- [GOAL]: Out of the lines below, please list those that hold the string "this".

--- Start of DATA TO PROCESS ---

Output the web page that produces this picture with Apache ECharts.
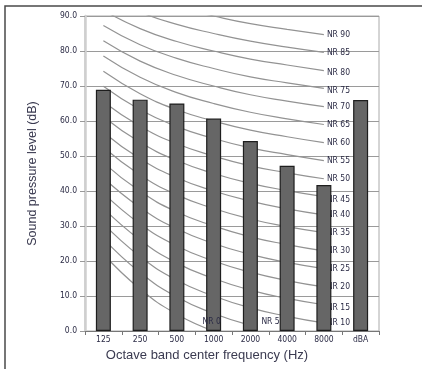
<!DOCTYPE html>
<html>
<head>
<meta charset="utf-8">
<script src="https://cdn.jsdelivr.net/npm/echarts@6/dist/echarts.min.js"></script>
<style>html,body{margin:0;padding:0;background:#fff}#c{width:422px;height:369px}</style>
</head>
<body>
<div id="c"></div>
<script>
// Categories (octave band centre frequencies)
const categories = ['125', '250', '500', '1000', '2000', '4000', '8000', 'dBA'];
// Measured sound pressure levels (dB)
const spl = [68.9, 66.1, 65.0, 60.7, 54.3, 47.2, 41.7, 66.0];
// Y-axis range
const yMin = 0, yMax = 90, yStep = 10;

// NR curves (values at 125..8000 Hz)
const nr0  = [22.0, 12.0, 4.8, 0.0];
const nr5  = [26.4, 16.7, 9.7, 5.0, 1.6];
const nr10 = [30.7, 21.3, 14.5, 10.0, 6.6, 4.2, 2.3];
const nr15 = [35.1, 26.0, 19.4, 15.0, 11.7, 9.3, 7.5];
const nr20 = [39.4, 30.6, 24.3, 20.0, 16.8, 14.4, 12.6];
const nr25 = [43.8, 35.3, 29.2, 25.0, 21.9, 19.6, 17.8];
const nr30 = [48.1, 39.9, 34.0, 30.0, 26.9, 24.7, 22.9];
const nr35 = [52.5, 44.6, 38.9, 35.0, 32.0, 29.8, 28.1];
const nr40 = [56.8, 49.2, 43.8, 40.0, 37.1, 34.9, 33.2];
const nr45 = [61.2, 53.9, 48.7, 45.0, 42.2, 40.1, 38.4];
const nr50 = [65.5, 58.5, 53.5, 50.0, 47.2, 45.2, 43.5];
const nr55 = [69.9, 63.2, 58.4, 55.0, 52.3, 50.4, 48.7];
const nr60 = [74.2, 67.8, 63.2, 60.0, 57.4, 55.5, 53.8];
const nr65 = [78.6, 72.5, 68.1, 65.0, 62.5, 60.6, 59.0];
const nr70 = [82.9, 77.1, 73.0, 70.0, 67.5, 65.7, 64.1];
const nr75 = [87.3, 81.8, 77.9, 75.0, 72.6, 70.9, 69.3];
const nr80 = [91.6, 86.4, 82.7, 80.0, 77.7, 76.0, 74.4];
const nr85 = [96.0, 91.1, 87.6, 85.0, 82.8, 81.1, 79.6];
const nr90 = [100.3, 95.7, 92.5, 90.0, 87.8, 86.2, 84.7];

const nrCurves = [
  ['NR 90', nr90], ['NR 85', nr85], ['NR 80', nr80], ['NR 75', nr75],
  ['NR 70', nr70], ['NR 65', nr65], ['NR 60', nr60], ['NR 55', nr55],
  ['NR 50', nr50], ['NR 45', nr45], ['NR 40', nr40], ['NR 35', nr35],
  ['NR 30', nr30], ['NR 25', nr25], ['NR 20', nr20], ['NR 15', nr15],
  ['NR 10', nr10], ['NR 5', nr5], ['NR 0', nr0]
];

const labelFont = "'Liberation Sans Narrow','DejaVu Sans Condensed','Liberation Sans',sans-serif";
const labelColor = '#2b2b45';
const endOffsets = {'NR 80': [0, 2], 'NR 75': [0, 2], 'NR 45': [0, 3], 'NR 15': [0, 3], 'NR 5': [8, -4]};

const lineSeries = nrCurves.map(([name, vals]) => {
  const s = {
    name: name,
    type: 'line',
    data: vals,
    smooth: true,
    symbol: 'none',
    silent: true,
    z: 2,
    lineStyle: {color: '#939393', width: 1.2},
    endLabel: {
      show: name !== 'NR 0',
      formatter: '{a}',
      color: labelColor,
      fontSize: 8.5,
      fontFamily: labelFont,
      distance: 3,
      offset: endOffsets[name] || [0, 0]
    }
  };
  if (name === 'NR 0') {
    s.markPoint = {
      symbol: 'circle', symbolSize: 0, silent: true,
      data: [{coord: [categories[vals.length - 1], vals[vals.length - 1]]}],
      label: {show: true, formatter: 'NR 0', position: 'inside', offset: [-2, -9],
              color: labelColor, fontSize: 8.5, fontFamily: labelFont}
    };
  }
  return s;
});

const chart = echarts.init(document.getElementById('c'), null, {renderer: 'canvas'});
chart.setOption({
  animation: false,
  backgroundColor: '#fff',
  graphic: [{
    type: 'rect', silent: true, z: 0,
    shape: {x: 5, y: 6, width: 430, height: 380},
    style: {fill: 'none', stroke: '#4a4a4a', lineWidth: 1.5}
  }],
  grid: {left: 85, right: 43, top: 16, bottom: 38, show: true, borderColor: '#aaa', borderWidth: 1, backgroundColor: 'transparent'},
  xAxis: {
    type: 'category',
    data: categories,
    name: 'Octave band center frequency (Hz)',
    nameLocation: 'middle',
    nameGap: 18,
    nameTextStyle: {fontFamily: "'Liberation Sans',Arial,sans-serif", fontSize: 13, color: '#3a3a50', padding: [0, 50, 0, 0]},
    axisLine: {lineStyle: {color: '#777', width: 1}},
    axisTick: {show: true, length: 4, lineStyle: {color: '#777'}},
    axisLabel: {fontFamily: labelFont, fontSize: 8.5, color: labelColor, margin: 4}
  },
  yAxis: {
    type: 'value',
    min: yMin, max: yMax, interval: yStep,
    name: 'Sound pressure level (dB)',
    nameLocation: 'middle',
    nameGap: 46,
    nameTextStyle: {fontFamily: "'Liberation Sans',Arial,sans-serif", fontSize: 12.5, color: '#3a3a50'},
    axisLine: {show: true, lineStyle: {color: '#cfcfcf', width: 2.5}},
    axisTick: {show: true, length: 5, lineStyle: {color: '#999'}},
    axisLabel: {fontFamily: labelFont, fontSize: 8.5, color: labelColor, margin: 8, formatter: v => v.toFixed(1)},
    splitLine: {lineStyle: {color: '#9a9a9a', width: 1}}
  },
  series: lineSeries.concat([{
    name: 'SPL',
    type: 'bar',
    data: spl,
    barWidth: 15,
    z: 3,
    silent: true,
    itemStyle: {color: '#666', borderColor: '#1e1e1e', borderWidth: 1.2}
  }])
});
</script>
</body>
</html>
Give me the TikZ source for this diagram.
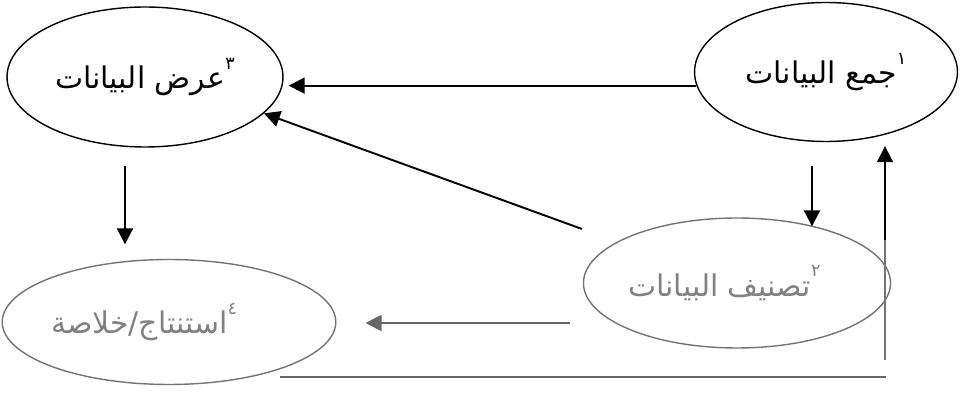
\documentclass[tikz,border=0pt]{standalone}
\usepackage{fontspec}
\newfontfamily\arabicfont[Script=Arabic]{DejaVu Sans}
\TeXXeTstate=1
\usetikzlibrary{arrows.meta,shapes.geometric}
% small raised stage number
\newcommand{\stagenum}[1]{\raisebox{1.2ex}{\fontsize{10}{11}\selectfont #1}}
\begin{document}
\begin{tikzpicture}[x=0.02cm,y=-0.02cm,
  stage/.style={ellipse,draw,line width=0.8pt,inner sep=0pt,font=\fontsize{17}{20}\selectfont\arabicfont},
  faded/.style={draw=black!55,text=black!50},
  arr/.style={-{Triangle[length=3.2mm,width=3.2mm]},line width=1.1pt},
  fadedarr/.style={arr,draw=black!60,fill=black!60}]

\useasboundingbox (0,0) rectangle (960,394);

% The four stages
\node[stage,minimum width=5.52cm,minimum height=2.8cm] (e3) at (145,77) {\beginR\stagenum{٣}عرض البيانات\endR};
\node[stage,minimum width=5.26cm,minimum height=2.78cm] (e1) at (826,72) {\beginR\stagenum{١}جمع البيانات\endR};
\node[stage,faded,minimum width=5.6cm,minimum height=2.6cm] (e2) at (737,283) {\beginR\stagenum{٢}تصنيف البيانات\endR\hspace*{0.5cm}};
\node[stage,faded,minimum width=5.96cm,minimum height=2.5cm] (e4) at (169,322) {\beginR\stagenum{٤}استنتاج/خلاصة\endR\hspace*{1cm}};

% Free ends of the connectors
\coordinate (c1) at (812,166);
\coordinate (c2) at (582,229);
\coordinate (c3) at (125,166);
\coordinate (c5) at (885,360);
\coordinate (c6) at (885,240);
\coordinate (c7) at (570,323);
\coordinate (c8) at (280,377);
\coordinate (c9) at (886,377);

% Arrows between the stages
\draw[arr,shorten >=1mm] (e1.186) -- (e1.186 -| e3.east);
\draw[arr] (c2) -- (e3.-17);
\draw[arr] (c1) -- (c1 |- e2.36);
\draw[arr,shorten >=2.9mm] (c3) -- (c3 |- e4.north);
\draw[fadedarr,shorten >=5.8mm] (c7) -- (c7 -| e4.east);

% Loop back from the bottom to the first stage
\draw[line width=1.1pt,draw=black!60] (c8) -- (c9);
\draw[arr,shorten >=0.8mm] (c5) -- (c5 |- e1.south);
\draw[line width=1.1pt,draw=black!55] (c5) -- (c6);
\end{tikzpicture}
\end{document}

--- End of DATA TO PROCESS ---

- [IN RESPONSE]:
Output the web page that produces this picture with Apache ECharts.
Give me the TikZ source for this diagram.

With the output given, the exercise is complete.